Monastero di

San Franceso delle Donne

(early 13th century)


According to tradition, St Francis established the first Franciscan community here in 1212; whether or not that is correct, a church here dedicated to St Francis that belonged to a Franciscan community was documented here in 1236.

In 1253, the Franciscans sold their land and buildings to a community of Benedictine nuns from Sant’ Angelo di Arenaria (or del Renaio), near Cenerente (some 4 km outside Porta Sant' Angelo.  Their nunnery became known as San Francesco delle Donne.  Its security increased dramatically in 1327 when it was included inside the new circuit of city walls, and it absorbed a series of communities from nunneries outside the walls throughout the 14th and 15th centuries.

In 1547, Cardinal Tiberio Crispo sponsored the refurbishment of the church and nunnery.  The nuns sold land on what became the site of the Monastero di Santa Caterina Nuova to the nuns of Santa Giuliana to raise further funds for this project.

The nearby nunnery of Monastero di Santa Caterina Vecchia was open to attack during the siege by Tuscan soldiers in the War of Castro (1643), and the nuns there moved to Sant Francesco delle Donne for a short period. 

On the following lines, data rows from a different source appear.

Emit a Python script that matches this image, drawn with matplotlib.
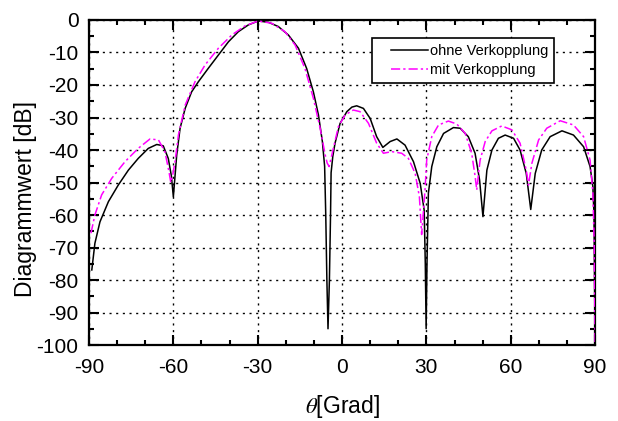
import matplotlib
matplotlib.use("Agg")
import matplotlib.pyplot as plt
from matplotlib.ticker import MultipleLocator
from matplotlib.legend_handler import HandlerLine2D

plt.rcParams['font.family'] = ['Liberation Sans', 'DejaVu Sans']
plt.rcParams['mathtext.fontset'] = 'stix'
plt.rcParams['axes.unicode_minus'] = False

# ohne Verkopplung (schwarz)
theta_ohne = [-89.0, -87.9, -86.1, -83.1, -79.6, -76.0, -72.5, -68.9, -65.9, -63.6,
              -61.8, -60.7, -60.0, -59.4, -58.8, -57.6, -55.8, -53.5, -51.1, -47.6,
              -44.0, -40.4, -36.9, -33.3, -29.8, -26.2, -22.7, -19.1, -15.5, -12.6,
              -10.2, -8.4, -7.0, -6.2, -5.8, -5.4, -5.0, -4.5, -4.1, -3.9,
              -3.3, -2.5, -0.7, 1.7, 3.5, 5.2, 7.6, 10.0, 12.3, 14.5,
              17.1, 19.5, 22.4, 25.4, 27.8, 29.2, 29.6, 29.9, 30.2, 30.7,
              31.9, 33.7, 36.1, 39.6, 42.0, 44.9, 47.3, 48.9, 50.1, 51.5,
              53.3, 55.6, 58.0, 61.0, 63.3, 65.5, 67.1, 68.7, 71.0, 74.0,
              78.2, 82.3, 85.9, 88.2, 89.2, 89.6, 90.0]
db_ohne = [-76.9, -68.7, -62.1, -55.9, -50.8, -46.2, -42.6, -39.5, -38.3, -38.7,
           -42.6, -48.0, -54.4, -48.0, -41.5, -33.3, -27.2, -22.1, -19.0, -14.9,
           -10.8, -6.7, -3.6, -1.5, -0.3, -0.7, -2.0, -4.6, -8.7, -14.9,
           -22.1, -29.2, -37.4, -45.0, -60.0, -80.0, -95.0, -80.0, -60.0, -47.0,
           -42.0, -37.9, -31.8, -28.2, -26.8, -26.4, -27.2, -30.3, -35.9, -39.2,
           -37.4, -36.6, -38.5, -43.6, -50.3, -58.5, -75.0, -95.0, -75.0, -53.3,
           -45.1, -39.0, -34.9, -33.1, -33.3, -35.9, -41.0, -49.2, -60.5, -46.2,
           -40.0, -36.4, -35.4, -36.4, -40.0, -47.2, -58.3, -47.2, -40.0, -35.9,
           -34.1, -35.4, -39.0, -45.1, -51.3, -60.0, -100.0]

# mit Verkopplung (magenta)
theta_mit = [-89.3, -87.9, -85.5, -81.9, -77.2, -72.5, -68.3, -65.3, -63.0, -61.6,
             -60.9, -60.2, -59.4, -58.2, -55.8, -52.3, -48.7, -44.0, -39.2, -34.5,
             -29.8, -25.0, -20.3, -16.7, -13.2, -10.2, -7.8, -6.0, -5.3, -4.6,
             -3.1, -1.3, 1.1, 4.0, 6.4, 9.4, 12.3, 14.7, 17.7, 21.2,
             23.6, 26.0, 27.5, 28.3, 28.8, 29.5, 30.1, 31.9, 34.3, 37.8,
             40.8, 43.8, 46.1, 47.3, 47.9, 48.5, 49.1, 50.9, 53.3, 56.8,
             60.4, 63.3, 65.5, 66.3, 67.5, 69.9, 72.8, 77.6, 82.3, 85.9,
             88.2, 89.2, 89.7, 90.0]
db_mit = [-65.6, -60.0, -53.8, -48.7, -43.6, -39.5, -36.6, -36.9, -40.5, -46.5,
          -50.0, -47.5, -43.6, -35.4, -26.2, -19.0, -13.8, -8.7, -4.6, -1.8,
          -0.3, -1.0, -3.6, -7.7, -14.9, -24.1, -33.3, -41.5, -44.0, -45.1,
          -39.5, -32.8, -29.2, -27.7, -28.2, -31.8, -37.9, -41.0, -40.5, -41.0,
          -42.6, -47.2, -54.4, -66.0, -60.5, -52.3, -43.1, -35.9, -32.3, -31.1,
          -32.0, -34.9, -41.0, -48.0, -52.3, -47.5, -43.1, -37.4, -34.1, -32.6,
          -33.8, -37.9, -46.2, -50.8, -44.1, -36.9, -33.3, -31.0, -32.3, -35.9,
          -43.1, -53.3, -70.0, -100.0]

x_ticks = [-90, -60, -30, 0, 30, 60, 90]
y_ticks = list(range(-100, 1, 10))

fig = plt.figure(figsize=(6.18, 4.21), dpi=100)
ax = fig.add_axes([0.144, 0.1805, 0.819, 0.772])

l1, = ax.plot(theta_ohne, db_ohne, color='black', lw=1.1, label='ohne Verkopplung', zorder=3)
l2, = ax.plot(theta_mit, db_mit, color='#ff00ff', lw=1.1, dashes=(6, 2, 1.5, 2),
              label='mit Verkopplung', zorder=3)

ax.set_xlim(-90, 90)
ax.set_ylim(-100, 0)
ax.set_xticks(x_ticks)
ax.set_yticks(y_ticks)
ax.xaxis.set_minor_locator(MultipleLocator(10))
ax.yaxis.set_minor_locator(MultipleLocator(5))
ax.tick_params(which='both', direction='in', top=True, right=True, labelsize=15, width=1.5)
ax.tick_params(axis='x', which='major', length=7, pad=9)
ax.tick_params(axis='y', which='major', length=7, pad=7.5)
ax.tick_params(which='minor', length=3.5)
for s in ax.spines.values():
    s.set_linewidth(1.6)

ax.grid(True, which='major', color='black', lw=1.0, linestyle=(0, (1.5, 3.3)))

ax.set_xlabel(r'$\theta$[Grad]', fontsize=16.5, labelpad=12)
ax.set_ylabel('Diagrammwert [dB]', fontsize=16.5)
ax.yaxis.set_label_coords(-0.103, 0.449)

hmap = {l1: HandlerLine2D(marker_pad=0, xpad=0.9), l2: HandlerLine2D(marker_pad=0, xpad=0.9)}
leg = ax.legend(loc='upper right', bbox_to_anchor=(0.919, 0.944), fontsize=10.5,
                fancybox=False, framealpha=1, edgecolor='black', handlelength=3.5,
                handletextpad=0.1, borderpad=0.4, labelspacing=0.35, borderaxespad=0,
                handler_map=hmap)
leg.get_frame().set_linewidth(1.2)

fig.savefig('out.png', dpi=100)
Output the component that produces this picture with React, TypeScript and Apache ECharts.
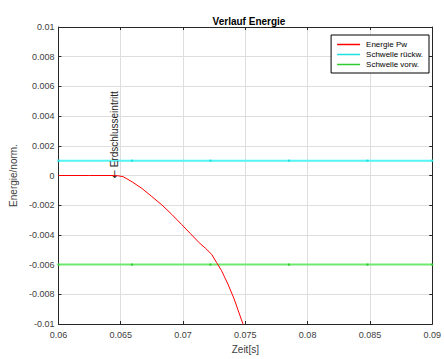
import React, { useEffect, useRef } from "react";
import * as echarts from "echarts";

const energyX = [0.06, 0.0625, 0.0644, 0.0648, 0.0652, 0.0659, 0.0667, 0.0675, 0.0683, 0.0691, 0.0699, 0.0706, 0.0713, 0.0718, 0.0723, 0.0727, 0.0731, 0.0736, 0.0741, 0.0748, 0.0752];
const energyY = [0, 0, 0, -0.00002, -0.00008, -0.00042, -0.00087, -0.00142, -0.00198, -0.00262, -0.00331, -0.00392, -0.00453, -0.00490, -0.00531, -0.00587, -0.00642, -0.00731, -0.00831, -0.00998, -0.0112];
const thresholdX = [0.06, 0.0659, 0.0722, 0.0785, 0.0848, 0.09];
const thresholdBack = 0.001;
const thresholdFwd = -0.006;
const annotationX = 0.06443;
const annotationY = 0;
const annotationText = "Erdschlusseintritt";

const fmt = (v: number) => String(parseFloat(v.toFixed(4)));

export default function App() {
  const ref = useRef<HTMLDivElement>(null);
  useEffect(() => {
    if (!ref.current) return;
    const chart = echarts.init(ref.current, undefined, { renderer: "svg" });
    const font = "Liberation Sans, Arial, Helvetica, sans-serif";
    const axisColor = "#262626";
    const gridColor = "#dedede";
    chart.setOption({
      animation: false,
      textStyle: { fontFamily: font },
      title: {
        text: "Verlauf Energie",
        left: 244,
        top: 11,
        textAlign: "center",
        textStyle: { fontSize: 10, fontWeight: "bold", color: "#000", fontFamily: font },
      },
      legend: {
        orient: "vertical",
        right: 15,
        top: 35,
        backgroundColor: "#fff",
        borderColor: "#000",
        borderWidth: 1,
        borderRadius: 0,
        padding: [5, 6, 4, 6],
        itemGap: 1,
        itemWidth: 23,
        itemHeight: 1.5,
        icon: "rect",
        textStyle: { fontSize: 8, color: "#000", fontFamily: font, padding: [0, 0, 0, 1], lineHeight: 9 },
        data: ["Energie Pw", "Schwelle rückw.", "Schwelle vorw."],
      },
      grid: { left: 55, right: 10, top: 27, bottom: 32, containLabel: false },
      xAxis: [
        {
          type: "value",
          min: 0.06,
          max: 0.09,
          interval: 0.005,
          name: "Zeit[s]",
          nameLocation: "middle",
          nameGap: 20,
          nameTextStyle: { fontSize: 10, color: "#404040", fontFamily: font },
          axisLine: { show: true, onZero: false, lineStyle: { color: axisColor, width: 1 } },
          axisTick: { show: true, inside: true, length: 3, lineStyle: { color: axisColor } },
          axisLabel: { fontSize: 9, color: "#404040", margin: 6, formatter: fmt, fontFamily: font },
          splitLine: { show: true, lineStyle: { color: gridColor, width: 1 } },
        },
        {
          type: "value",
          position: "top",
          min: 0.06,
          max: 0.09,
          interval: 0.005,
          axisLine: { show: true, onZero: false, lineStyle: { color: axisColor, width: 1 } },
          axisTick: { show: true, inside: true, length: 3, lineStyle: { color: axisColor } },
          axisLabel: { show: false },
          splitLine: { show: false },
        },
      ],
      yAxis: [
        {
          type: "value",
          min: -0.01,
          max: 0.01,
          interval: 0.002,
          name: "Energie/norm.",
          nameLocation: "middle",
          nameGap: 38,
          nameTextStyle: { fontSize: 10, color: "#404040", fontFamily: font },
          axisLine: { show: true, onZero: false, lineStyle: { color: axisColor, width: 1 } },
          axisTick: { show: true, inside: true, length: 3, lineStyle: { color: axisColor } },
          axisLabel: { fontSize: 9, color: "#404040", margin: 4, formatter: fmt, fontFamily: font },
          splitLine: { show: true, lineStyle: { color: gridColor, width: 1 } },
        },
        {
          type: "value",
          position: "right",
          min: -0.01,
          max: 0.01,
          interval: 0.002,
          axisLine: { show: true, onZero: false, lineStyle: { color: axisColor, width: 1 } },
          axisTick: { show: true, inside: true, length: 3, lineStyle: { color: axisColor } },
          axisLabel: { show: false },
          splitLine: { show: false },
        },
      ],
      series: [
        {
          name: "Energie Pw",
          type: "line",
          data: energyX.map((x, i) => [x, energyY[i]]),
          showSymbol: false,
          symbol: "none",
          color: "#ff0000",
          lineStyle: { color: "#ff0000", width: 1 },
          clip: true,
          z: 5,
          markPoint: {
            symbol: "circle",
            symbolSize: 0,
            data: [
              {
                coord: [annotationX, annotationY],
                label: {
                  show: true,
                  formatter: "{a|\u2190} " + annotationText,
                  rotate: 90,
                  position: "inside",
                  align: "left",
                  verticalAlign: "middle",
                  offset: [-3, 1],
                  fontSize: 10,
                  color: "#262626",
                  fontFamily: font,
                  rich: {
                    a: { fontFamily: "DejaVu Sans", fontSize: 10, color: "#262626" },
                  },
                },
              },
            ],
          },
        },
        {
          name: "Schwelle rückw.",
          type: "line",
          data: thresholdX.map((x) => [x, thresholdBack]),
          showSymbol: true,
          symbol: "rect",
          symbolSize: 2,
          color: "#55f5f5",
          itemStyle: { color: "#1ee0e0" },
          lineStyle: { color: "#55f5f5", width: 2 },
          z: 4,
        },
        {
          name: "Schwelle vorw.",
          type: "line",
          data: thresholdX.map((x) => [x, thresholdFwd]),
          showSymbol: true,
          symbol: "rect",
          symbolSize: 2,
          color: "#6ee86e",
          itemStyle: { color: "#2ecc2e" },
          lineStyle: { color: "#6ee86e", width: 2 },
          z: 4,
        },
      ],
    });
    return () => chart.dispose();
  }, []);
  return <div ref={ref} style={{ width: 444, height: 359, position: "absolute", left: 0, top: 0, background: "#fff" }} />;
}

The nuns managed to return after the first  Napoleonic suppression, but their community was suppressed definitively in  1815.  The complex was devoted to the education of poor girls for a period thereafter.  It now houses co-operative of Giuditta Brozzetti, which is dedicated to maintaining an old tradition of fabric production.

Architecture of the Church


The church is in the form of a Latin cross with a single nave.  Its nucleus seems to have been an earlier, centrally-planned church that was later developed as the transept of the current structure.

The vaults of the crossing, supported by clustered columns with lovely capitals, the portal and the campanile seem to be the best-preserved parts of the original structure.  The windows along the nave and those in the transepts and in the apse were opened in the neo-Gothic restoration of the late 19th century.

The church was further restored in 1938-43.  Traces of frescoes that covered the walls were  found under the plaster, but these are illegible.

Works Removed from the Church

Madonna and Child with donor (1492)

The inscription at the base of this panel reveals that it was commissioned by a Benedictine nun, Giacoma di Baldo Perigli as an ex voto offering.  The panel depicts the Madonna and Child, with a nun kneeling to the left.  She must be Sister Giacoma di Baldo Perigli, who was presumably a member of the community at San Francesco delle Donne. 

The panel is sometimes attributed to Bernardino di Mariotto, but has more recently been attributed to his teacher, Ludovico d’ Angelo.  It was transferred to the Accademia di Belle Arti in 1810 and is now in the deposit of the Galleria Nazionale.

Madonna and Child with Saints (16th century)

This panel, which is attributed to Bernardino di Mariotto, was transferred to the Accademia di Belle Arti in 1810 and is now in the deposit of the Galleria Nazionale.